Après le bilan d’étape à mi-mandat gouvernemental présenté en séance plénière devant les deux chambres du Parlement, puis l’exercice devenu mensuel des réponses aux questions des députés, Sâad-Eddine El Othmani n’a pas manqué de se faire peur en se montrant faussement solide.Alors que ce sont les députés qui sont légalement habilités à faire usage d’une motion de défiance pour mettre son gouvernement en minorité et le renverser, c’est finalement lui qui défie les élus de la nation de mettre en œuvre une telle procédure, plutôt que de leur demander patience ou un petit délai de grâce.
Selon le quotidien Al Akhbar de ce lundi 3 juin, qui consacre à cette défiance mutuelle son dossier politique, le chef du gouvernement, en faisant semblant de ne pas craindre une motion de censure, joue ainsi avec le feu. Pour une raison très simple : s’il estime que l’opposition parlementaire est plus que jamais émiettée, il oublie que la majorité gouvernementale qu’il dirige n’est pas mieux lotie.

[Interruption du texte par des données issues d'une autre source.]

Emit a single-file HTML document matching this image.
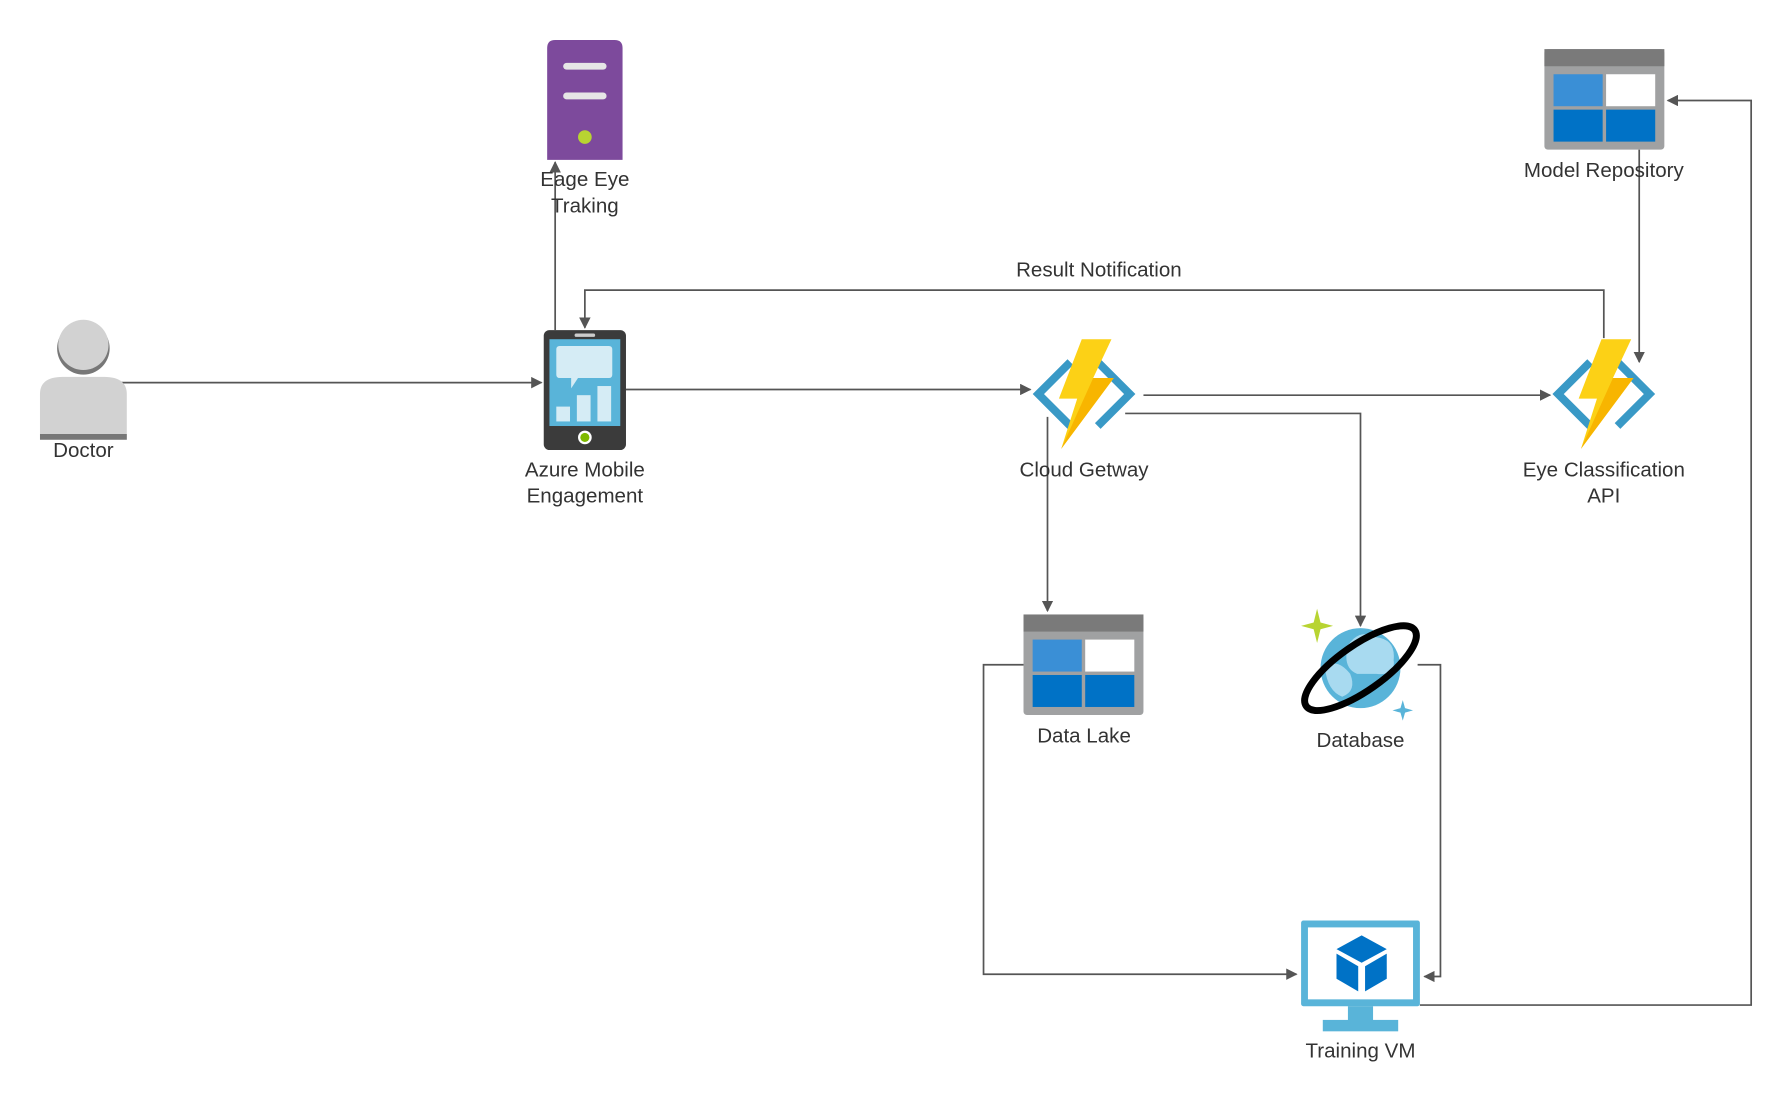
<!DOCTYPE html>
<html><head><meta charset="utf-8"><style>
html,body{margin:0;padding:0;background:#fff;}
svg{display:block;}
text{font-family:"Liberation Sans",sans-serif;font-size:18px;fill:#333;text-anchor:middle;}
</style></head><body>
<svg width="1790" height="1101" viewBox="0 0 1567 964" preserveAspectRatio="none" xmlns="http://www.w3.org/2000/svg">
<defs>
<marker id="a" markerWidth="10" markerHeight="10" refX="9" refY="5" orient="auto" markerUnits="userSpaceOnUse">
<path d="M0,0 L10,5 L0,10 z" fill="#555"/></marker>
<g id="fn">
<path d="M-12,-28 L-40,0 L-12,28" fill="none" stroke="#3999c6" stroke-width="7"/>
<path d="M12,-28 L40,0 L12,28" fill="none" stroke="#3999c6" stroke-width="7"/>
<path d="M-2,-48 L24,-48 L8,-14 L26,-14 L-20,48 L-6,4 L-22,4 z" fill="#fcd116"/>
<path d="M8,-14 L26,-14 L-20,48 z" fill="#f8b500"/>
</g>
<g id="st">
<rect x="0" y="0" width="105" height="88" rx="3" fill="#a0a1a2"/>
<rect x="0" y="0" width="105" height="15" fill="#7a7a7a"/>
<rect x="8" y="22" width="43" height="28" fill="#3a8fd6"/>
<rect x="54" y="22" width="43" height="28" fill="#fff"/>
<rect x="8" y="53" width="43" height="28" fill="#0072c6"/>
<rect x="54" y="53" width="43" height="28" fill="#0072c6"/>
</g>
</defs>
<g fill="none" stroke="#555" stroke-width="1.5">
<path d="M103,335 H474" marker-end="url(#a)"/>
<path d="M486,289 V142" marker-end="url(#a)"/>
<path d="M548,341 H902" marker-end="url(#a)"/>
<path d="M1001,346 H1357" marker-end="url(#a)"/>
<path d="M917,365 V535" marker-end="url(#a)"/>
<path d="M985,362 H1191 V548" marker-end="url(#a)"/>
<path d="M1404,296 V254 H512 V287" marker-end="url(#a)"/>
<path d="M1435,131 V317" marker-end="url(#a)"/>
<path d="M896,582 H861 V853 H1135" marker-end="url(#a)"/>
<path d="M1241,582 H1261 V855 H1247" marker-end="url(#a)"/>
<path d="M1243,880 H1533 V88 H1460" marker-end="url(#a)"/>
</g>
<circle cx="73" cy="305" r="23" fill="#777"/>
<circle cx="73" cy="302" r="22" fill="#d2d2d2"/>
<path d="M35,385 V345 Q35,330 55,330 H91 Q111,330 111,345 V385 z" fill="#d2d2d2"/>
<rect x="35" y="380" width="76" height="5" fill="#777"/>
<text x="73" y="400">Doctor</text>
<path d="M479,140 V42 Q479,35 486,35 H538 Q545,35 545,42 V140 z" fill="#7d4a9c"/>
<rect x="493" y="55" width="38" height="6" rx="3" fill="#e6e6e6"/>
<rect x="493" y="81" width="38" height="6" rx="3" fill="#e6e6e6"/>
<circle cx="512" cy="120" r="6" fill="#b8d432"/>
<text x="512" y="163">Eage Eye</text>
<text x="512" y="186">Traking</text>
<rect x="476" y="289" width="72" height="105" rx="5" fill="#3b3b3b"/>
<rect x="481" y="297" width="62" height="76" fill="#59b4d9"/>
<rect x="503" y="292" width="18" height="3" rx="1.5" fill="#ccc"/>
<path d="M490,303 H533 Q536,303 536,306 V328 Q536,331 533,331 H506 L500,340 L500,331 H490 Q487,331 487,328 V306 Q487,303 490,303 z" fill="#d5ecf5"/>
<rect x="487" y="356" width="12" height="13" fill="#d5ecf5"/>
<rect x="505" y="346" width="12" height="23" fill="#d5ecf5"/>
<rect x="523" y="338" width="12" height="31" fill="#d5ecf5"/>
<circle cx="512" cy="383" r="6" fill="#fff"/><circle cx="512" cy="383" r="4" fill="#7fba00"/>
<text x="512" y="417">Azure Mobile</text>
<text x="512" y="440">Engagement</text>
<use href="#fn" x="949" y="345"/>
<text x="949" y="417">Cloud Getway</text>
<use href="#fn" x="1404" y="345"/>
<text x="1404" y="417">Eye Classification</text>
<text x="1404" y="440">API</text>
<use href="#st" x="1352" y="43"/>
<text x="1404" y="155">Model Repository</text>
<use href="#st" x="896" y="538"/>
<text x="949" y="650">Data Lake</text>
<circle cx="1191" cy="585" r="35" fill="#59b4d9"/>
<path d="M1180,565 Q1190,550 1205,558 Q1222,560 1220,578 Q1222,592 1205,590 H1188 Q1175,585 1180,565 z" fill="#a8daf0"/>
<path d="M1160,585 Q1170,575 1182,590 Q1188,605 1175,610 Q1162,605 1160,585 z" fill="#a8daf0"/>
<ellipse cx="1191" cy="585" rx="58" ry="20" fill="none" stroke="#000" stroke-width="6" transform="rotate(-35 1191 585)"/>
<path d="M1153,533 L1156,545 L1167,548 L1156,551 L1153,563 L1150,551 L1139,548 L1150,545 z" fill="#b8d432"/>
<path d="M1228,613 L1230,620 L1237,622 L1230,624 L1228,631 L1226,624 L1219,622 L1226,620 z" fill="#59b4d9"/>
<text x="1191" y="654">Database</text>
<rect x="1139" y="806" width="104" height="75" rx="2" fill="#59b4d9"/>
<rect x="1145" y="812" width="92" height="63" fill="#fff"/>
<rect x="1180" y="881" width="22" height="13" fill="#59b4d9"/>
<rect x="1158" y="893" width="66" height="10" fill="#59b4d9"/>
<path d="M1192,819 L1214,831 L1192,843 L1170,831 z" fill="#0072c6"/>
<path d="M1170,835 L1189,846 L1189,868 L1170,857 z" fill="#0072c6"/>
<path d="M1214,835 L1195,846 L1195,868 L1214,857 z" fill="#0072c6"/>
<text x="1191" y="926">Training VM</text>
<text x="962" y="242">Result Notification</text>
</svg>
</body></html>
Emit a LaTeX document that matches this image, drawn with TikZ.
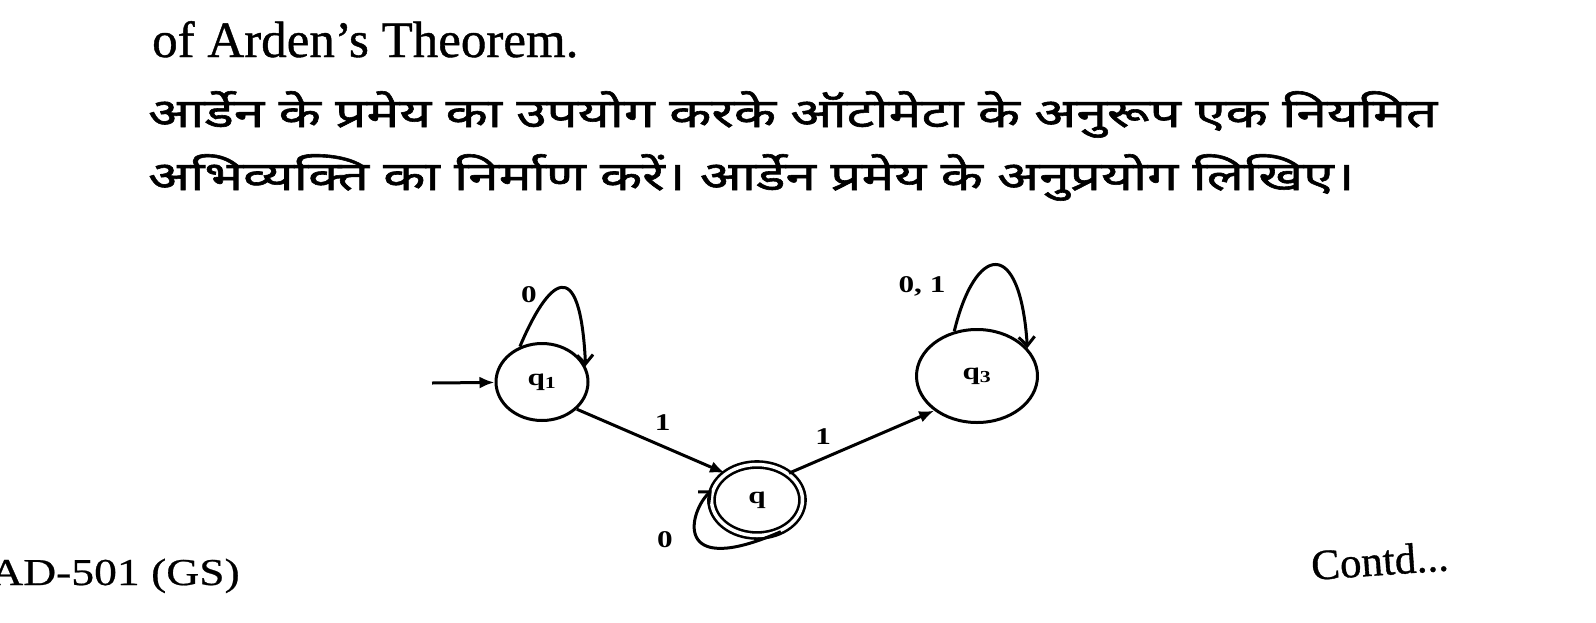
\documentclass[tikz,border=0pt]{standalone}
\usepackage{fontspec}
\setmainfont{Liberation Serif}
\newfontfamily\titlefont[FakeBold=0.8]{Liberation Serif}
\newfontfamily\hindifont[Script=Devanagari,FakeStretch=1.375,FakeBold=1.5]{Noto Sans}
\newfontfamily\labelfont[FakeStretch=1.3]{Liberation Serif}
\newfontfamily\footfont[FakeStretch=1.2,FakeBold=0.6]{Liberation Serif}
\usetikzlibrary{arrows.meta,shapes.geometric}

\begin{document}
\begin{tikzpicture}[x=1pt,y=-1pt]
	\useasboundingbox (0,0) rectangle (1596,622);
	\tikzstyle{txt}=[anchor=base west, inner sep=0pt]
	\tikzstyle{state}=[ellipse, draw, line width=3pt, inner sep=0pt, font=\labelfont\bfseries\fontsize{24}{24}\selectfont]
	\tikzstyle{lbl}=[inner sep=2pt, font=\labelfont\bfseries\fontsize{24}{24}\selectfont]
	\tikzstyle{edge}=[line width=3pt, -{Latex[length=15pt,width=12pt]}]
	\tikzstyle{selfloop}=[line width=3pt, -{Straight Barb[length=9pt,width=16pt,line width=3pt]}]

	\node (title) [txt, font=\titlefont\fontsize{51}{60}\selectfont] at (152,57) {of Arden’s Theorem.};
	\node (hindi1) [txt, font=\hindifont\fontsize{40}{48}\selectfont] at (148,127) {आर्डेन के प्रमेय का उपयोग करके ऑटोमेटा के अनुरूप एक नियमित};
	\node (hindi2) [txt, font=\hindifont\fontsize{40}{48}\selectfont] at (148,190) {अभिव्यक्ति का निर्माण करें। आर्डेन प्रमेय के अनुप्रयोग लिखिए।};

	\node (q1) [state, minimum width=92pt, minimum height=77pt] at (542,382) {q\textsubscript{1}};
	\node (q) [state, double, double distance=3.5pt, line width=2.6pt, minimum width=91pt, minimum height=71pt] at (757,500) {q};
	\node (q3) [state, minimum width=121pt, minimum height=93pt] at (977,376) {q\textsubscript{3}};
	\coordinate (start) at (432,383);

	\draw [edge] (start) -- (q1);
	\draw [edge] (q1.-38) -- (q.140);
	\draw [edge] (q.40) -- (q3.219);
	\draw [selfloop] (q1.122) .. controls (548,280) and (580,250) .. (q1.20);
	\draw [selfloop] (q3.117) .. controls (975,245) and (1020,235) .. (q3.29);
	\draw [selfloop] (q.-53) .. controls (670,580) and (690,510) .. (q.168);

	\path (q1.-38) -- (q.140) node (e1) [lbl, above=14pt, pos=0.58] {1};
	\path (q.40) -- (q3.219) node (e2) [lbl, above=12pt, pos=0.235] {1};
	\node (l1) [lbl] at (529,295) {0};
	\node (l3) [lbl] at (922,286) {0, 1};
	\node (l2) [lbl] at (665,540) {0};

	\node (code) [anchor=base east, inner sep=0pt, font=\footfont\fontsize{38}{46}\selectfont] at (240,585) {AD-501 (GS)};
	\node (contd) [txt, rotate=4, font=\titlefont\fontsize{43}{50}\selectfont] at (1312,580) {Contd...};
\end{tikzpicture}
\end{document}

Cette défiance inutile transparaît d’ailleurs dans ses critiques acerbes décochées en direction de l’opposition accusée, pêle-mêle, d’exiger un bilan final alors que le gouvernement n’est qu’à mi-mandat, ce qui dénote, selon lui, d’une «perte de boussole» et d’un «populisme feint» qui cherche à donner une «mauvaise image du pays». Clamant que son programme gouvernemental va bon train et qu’il réalisera tous les chantiers promis, El Othmani s’est montré insouciant face à la menace de certains députés de mettre en œuvre l’Article 105 de la constitution.
Selon ce texte, «la Chambre des représentants peut mettre en cause la responsabilité du gouvernement par le vote d’une motion de censure. Celle-ci n’est recevable que si elle est signée par le cinquième au moins des membres composant la Chambre. La motion de censure n’est approuvée par la Chambre des représentants que par un vote pris à la majorité absolue des membres qui la composent. Le vote ne peut intervenir que trois jours francs après le dépôt de la motion. Le vote de censure entraîne la démission collective du gouvernement. Lorsque le gouvernement est censuré par la Chambre des représentants, aucune motion de censure de cette Chambre n’est recevable pendant un délai d’un an.»
Al Akhbar estime que cette menace ne doit pas être prise à la légère, du moment que les six partis composant la majorité gouvernementale actuelle sont à couteaux tirés, et sont déjà entrés en compétition pour les échéances de 2021. Même le cadre qui leur sert de dialogue pour dissiper les malentendus, à savoir la Charte de la majorité, est devenu inopérant puisque les chefs de ces partis ne se réunissent que très irrégulièrement. Signe qui ne trompe pas, le PPS, pourtant considéré comme le plus fidèle allié gouvernemental du PJD, a, entre autres désaccords, vertement critiqué la politique de l’autruche adoptée par Sâad-Eddine El Othmani, qui ne daigne plus ouvrir des canaux de communication adéquats avec les partis de sa majorité gouvernementale.